Much to Reed’s distress, a fifth member was forced on the Velvet Underground when Warhol and his offsider the film-maker Paul Morrissey decided Reed didn’t have enough charisma.
The new star of the band was Nico, a gloomy gorgeous German model, 10 years older than Reed, deaf in one ear and utterly tuneless, but in a charismatic way that suited the few of his songs Reed let her warble.
He hated her, until he slept with her, but then he went back to hating her again and drove her from the band, which, meantime, had made its masterpiece with their debut album. Three more followed without Nico and, eventually, without Cale, who Reed turned on too and drove from the band.
Reed was, as Sounes reminds us somewhat relentlessly throughout Notes From the Velvet Underground, a nasty piece of work and the growing conviction of his own genius only made him nastier.
But loads of those rock star buggers are, especially the ones, like Reed, who did their great work early and never quite hit the heights again.
I interviewed a few difficult rock stars over the years, but I never met Lou. He was famous for being unpleasant with interviewers. Once, when foolishly asked by one of them what he regarded as ‘the lowest form of misery’ and he replied, ‘Being interviewed by an English music journalist.’
I wasn’t sorry to have missed him. I did see him playing once, though. It was during his low years in the mid 70s. He was featured at the mid-afternoon midway mark on the bill of a big rock concert at the Charlton Footie Grounds in London headlined by The Who.
The bright natural light of mid afternoon didn’t much suit Lou, who came on stage looking bad, pale as a vampire, his hair a yellow peroxide stubble save for the swastikas dyed black on each side of his head. During his performance of his most notorious song Heroin he pulled out a needle and did actually appear to shoot up. His performance picked up a little after that, but band, meantime, had turned his songs into characterless hard rock. I’d been quite into him up to that point, but after that I drifted.
Lou himself had been drifting for some time, according to Sounes. Or, as he puts it, ‘So fat that his belly hung over his leather trousers, his pancake makeup slick with sweat, Lou lurched around the stage, stooping now and again to swig from a bottle of Scotch which he kept stashed behind a monitor. Commercial success had been a long time coming, but when it arrived in the summer of 1973 he was unable to cope.’

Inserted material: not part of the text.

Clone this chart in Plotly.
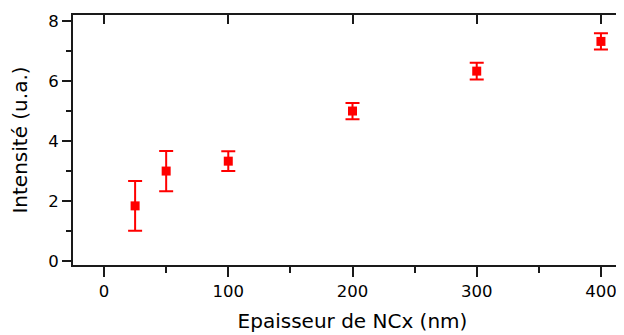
import plotly.graph_objects as go

thickness_nm = [25, 50, 100, 200, 300, 400]
intensity = [1.84, 3.0, 3.33, 5.0, 6.33, 7.32]
intensity_err = [0.83, 0.67, 0.33, 0.27, 0.28, 0.27]

x_ticks = [0, 100, 200, 300, 400]
y_ticks = [0, 2, 4, 6, 8]

RED = "#ff0000"
AX = "#1a1a1a"
FONT = "DejaVu Sans, Verdana, sans-serif"

fig = go.Figure()
fig.add_trace(go.Scatter(
    x=thickness_nm, y=intensity, mode="markers",
    marker=dict(symbol="square", size=9, color=RED),
    error_y=dict(type="data", array=intensity_err, visible=True,
                 color=RED, thickness=2, width=7),
    showlegend=False, hoverinfo="skip",
))
# invisible trace to anchor the top mirror axis
fig.add_trace(go.Scatter(x=[None], y=[None], xaxis="x2", showlegend=False))

xr = [-25, 425]
fig.update_layout(
    width=624, height=335,
    margin=dict(l=65, r=0, t=7, b=78),
    paper_bgcolor="white", plot_bgcolor="white",
    font=dict(family=FONT, size=16.5, color="#000"),
    xaxis=dict(
        range=xr, tickvals=x_ticks, ticks="outside", ticklen=10, tickwidth=2,
        tickcolor=AX, showline=True, linewidth=2, linecolor=AX,
        showgrid=False, zeroline=False, automargin=False,
        minor=dict(dtick=50, tick0=0, ticks="outside", ticklen=6, tickwidth=2,
                   tickcolor=AX, showgrid=False),
        title=dict(text="Epaisseur de NCx (nm)", font=dict(size=20), standoff=14),
        tickfont=dict(size=16.5),
    ),
    xaxis2=dict(
        range=xr, overlaying="x", side="top", tickvals=x_ticks, ticks="inside",
        ticklen=9, tickwidth=2, tickcolor=AX, showline=True, linewidth=2,
        linecolor=AX, showticklabels=False, showgrid=False, zeroline=False,
        automargin=False,
    ),
    yaxis=dict(
        range=[-0.13, 8.2], tickvals=y_ticks, ticks="outside", ticklen=9,
        tickwidth=2, tickcolor=AX, showline=True, linewidth=2, linecolor=AX,
        showgrid=False, zeroline=False, automargin=False,
        minor=dict(dtick=1, tick0=0, ticks="outside", ticklen=5, tickwidth=2,
                   tickcolor=AX, showgrid=False),
        title=dict(text="Intensité (u.a.)", font=dict(size=20), standoff=15),
        tickfont=dict(size=16.5),
    ),
)
fig.write_html("out.html")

He turned against everyone who tried to help – including David Bowie who he was jealous of, according to Sounes and his witnesses.
After the groundbreaking records with the Velvet Underground, he went on to make one solo classic album, Transformer, land one big hit (Walk on the Wild Side) and then drift through the rest of his career, occasionally rising to make something remarkable, like the Berlin album, or something remarkably bad (the assaultive Metal Machine Music, the dreadful late-career collaboration with Metallica).

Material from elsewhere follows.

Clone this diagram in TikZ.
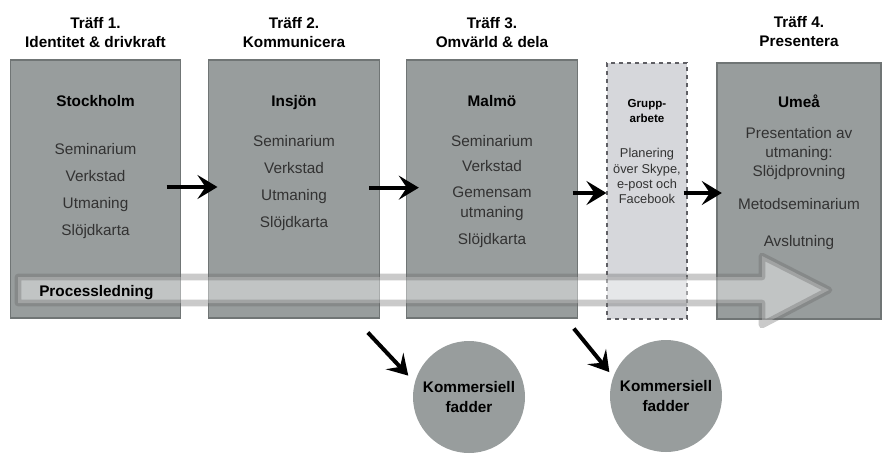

He married, he had no children, he didn’t want the competition. He was, according to Sounes, an abusive man who really didn’t think much of women, to put it mildly.

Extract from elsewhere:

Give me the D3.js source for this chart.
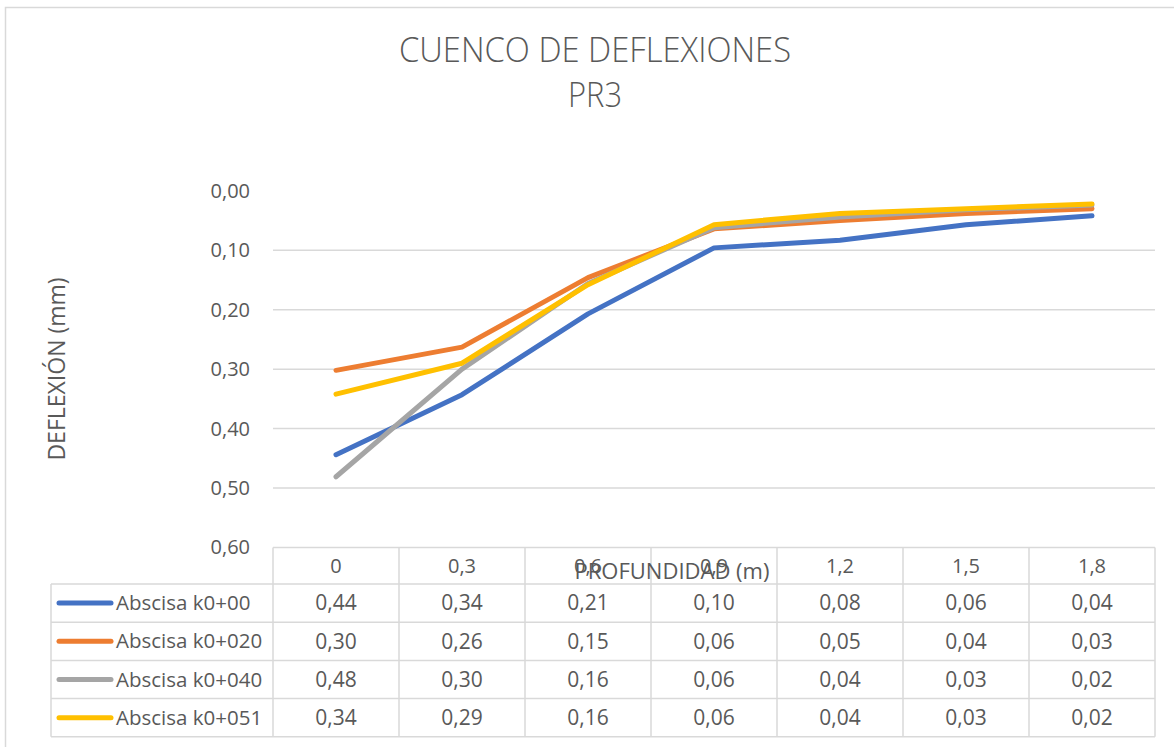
<!DOCTYPE html>
<html>
<head>
<meta charset="utf-8">
<script src="https://cdn.jsdelivr.net/npm/d3@7"></script>
<style>
  body { margin: 0; background: #fff; }
  text { font-family: 'Open Sans', sans-serif; fill: #595959; }
</style>
</head>
<body>
<div id="chart"></div>
<script>
const width = 1174
const height = 747

const categories = [0, 0.3, 0.6, 0.9, 1.2, 1.5, 1.8]
const seriesNames = ['Abscisa k0+00', 'Abscisa k0+020', 'Abscisa k0+040', 'Abscisa k0+051']
const seriesColors = ['#4472C4', '#ED7D31', '#A5A5A5', '#FFC000']

const k000 = [0.444, 0.343, 0.207, 0.096, 0.083, 0.057, 0.042]
const k020 = [0.302, 0.263, 0.146, 0.064, 0.050, 0.038, 0.030]
const k040 = [0.481, 0.300, 0.156, 0.062, 0.044, 0.032, 0.024]
const k051 = [0.342, 0.290, 0.158, 0.057, 0.038, 0.030, 0.022]

const yTicks = [0, 0.1, 0.2, 0.3, 0.4, 0.5, 0.6]

const series = [k000, k020, k040, k051].map((values, i) => ({
  name: seriesNames[i],
  color: seriesColors[i],
  values
}))

const comma = v => v.replace('.', ',')
const fmt2 = v => comma(d3.format('.2f')(v))

const plotLeft = 273
const plotRight = 1155
const plotTop = 190.8
const plotBottom = 547.5
const tableLeft = 51
const rowH = 38.2

const svg = d3
  .select('#chart')
  .append('svg')
  .attr('width', width)
  .attr('height', height)

// chart border
svg
  .append('rect')
  .attr('x', 5.5)
  .attr('y', 7.5)
  .attr('width', 1200)
  .attr('height', 800)
  .attr('fill', 'none')
  .attr('stroke', '#D9D9D9')
  .attr('stroke-width', 1.5)

const x = d3.scaleBand().domain(categories).range([plotLeft, plotRight])
const y = d3.scaleLinear().domain([0, 0.6]).range([plotTop, plotBottom])
const bw = x.bandwidth()

// gridlines
svg
  .append('g')
  .selectAll('line')
  .data(yTicks.filter(d => d > 0 && d < 0.6))
  .enter()
  .append('line')
  .attr('x1', plotLeft)
  .attr('x2', plotRight)
  .attr('y1', d => y(d))
  .attr('y2', d => y(d))
  .attr('stroke', '#D9D9D9')
  .attr('stroke-width', 1.5)

// y axis
const yAxis = svg
  .append('g')
  .attr('transform', `translate(${plotLeft},0)`)
  .call(
    d3.axisLeft(y)
      .tickValues(yTicks)
      .tickSize(0)
      .tickPadding(23)
      .tickFormat(fmt2)
  )
yAxis.select('.domain').remove()
yAxis
  .selectAll('text')
  .style('font-size', '20px')
  .style('font-family', "'Open Sans', sans-serif")
  .attr('fill', '#595959')

// table grid
const rowTops = [plotBottom, plotBottom + 36.5]
for (let i = 1; i <= series.length; i++) rowTops.push(rowTops[1] + i * rowH)
const tableBottom = rowTops[rowTops.length - 1]
const grid = svg.append('g').attr('stroke', '#D9D9D9').attr('stroke-width', 1.5)
grid.append('line').attr('x1', plotLeft).attr('x2', plotRight).attr('y1', rowTops[0]).attr('y2', rowTops[0])
rowTops.slice(1).forEach(t => {
  grid.append('line').attr('x1', tableLeft).attr('x2', plotRight).attr('y1', t).attr('y2', t)
})
grid.append('line').attr('x1', tableLeft).attr('x2', tableLeft).attr('y1', rowTops[1]).attr('y2', tableBottom)
categories.forEach(c => {
  grid.append('line').attr('x1', x(c)).attr('x2', x(c)).attr('y1', rowTops[0]).attr('y2', tableBottom)
})
grid.append('line').attr('x1', plotRight).attr('x2', plotRight).attr('y1', rowTops[0]).attr('y2', tableBottom)

// header labels
svg
  .append('g')
  .selectAll('text')
  .data(categories)
  .enter()
  .append('text')
  .attr('x', d => x(d) + bw / 2)
  .attr('y', (rowTops[0] + rowTops[1]) / 2)
  .attr('dy', '0.35em')
  .attr('text-anchor', 'middle')
  .style('font-size', '20px')
  .text(d => comma(String(d)))

// table rows
series.forEach((s, i) => {
  const cy = (rowTops[i + 1] + rowTops[i + 2]) / 2
  const row = svg.append('g')
  row
    .append('line')
    .attr('x1', 59)
    .attr('x2', 111)
    .attr('y1', cy)
    .attr('y2', cy)
    .attr('stroke', s.color)
    .attr('stroke-width', 5)
    .attr('stroke-linecap', 'round')
  row
    .append('text')
    .attr('x', 116)
    .attr('y', cy)
    .attr('dy', '0.35em')
    .style('font-size', '20.5px')
    .text(s.name)
  row
    .selectAll('.val')
    .data(s.values)
    .enter()
    .append('text')
    .attr('class', 'val')
    .attr('x', (d, j) => x(categories[j]) + bw / 2)
    .attr('y', cy)
    .attr('dy', '0.35em')
    .attr('text-anchor', 'middle')
    .style('font-size', '21px')
    .text(d => fmt2(d))
})

// lines
const line = d3
  .line()
  .x((d, j) => x(categories[j]) + bw / 2)
  .y(d => y(d))

svg
  .append('g')
  .selectAll('path')
  .data(series)
  .enter()
  .append('path')
  .attr('d', d => line(d.values))
  .attr('fill', 'none')
  .attr('stroke', d => d.color)
  .attr('stroke-width', 5)
  .attr('stroke-linecap', 'round')
  .attr('stroke-linejoin', 'round')

// titles
svg
  .append('text')
  .attr('x', 595)
  .attr('y', 62)
  .attr('text-anchor', 'middle')
  .attr('textLength', 392)
  .attr('lengthAdjust', 'spacingAndGlyphs')
  .style('font-size', '34px')
  .style('font-weight', 300)
  .text('CUENCO DE DEFLEXIONES')
svg
  .append('text')
  .attr('x', 595)
  .attr('y', 107)
  .attr('text-anchor', 'middle')
  .attr('textLength', 54)
  .attr('lengthAdjust', 'spacingAndGlyphs')
  .style('font-size', '34px')
  .style('font-weight', 300)
  .text('PR3')

svg
  .append('text')
  .attr('transform', 'translate(57,369) rotate(-90)')
  .attr('text-anchor', 'middle')
  .attr('dy', '0.35em')
  .style('font-size', '23px')
  .text('DEFLEXIÓN (mm)')

svg
  .append('text')
  .attr('x', 672)
  .attr('y', 571)
  .attr('dy', '0.35em')
  .attr('text-anchor', 'middle')
  .style('font-size', '22px')
  .text('PROFUNDIDAD (m)')
</script>
</body>
</html>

‘I’m a chauvinist down to my toes,’ he said in an interview in 1979. ‘I think women admire force all the more for not having it… a woman can get turned off if you’re appreciative of her when what she really wants is to be smacked across the mouth.’
But I suppose none of this comes as much of a surprise and Sounes does tell his tale straight and apparently true. He interviewed 140-odd people for the book, including several of the major players, but no one much adores Lou and it shows.
Sounes isn’t quite so good on the music, somehow failing to catch the spark of it. It’s simply a book of the life of the dark star. It’s chunky, well written and chock full of photos – glossies in a clutch and black and whites scattered through the text.
Reading it did make me go back and play the Velvet Underground, but then I’d play them every few months anyway. In the end, it’s the music that counts, not the life.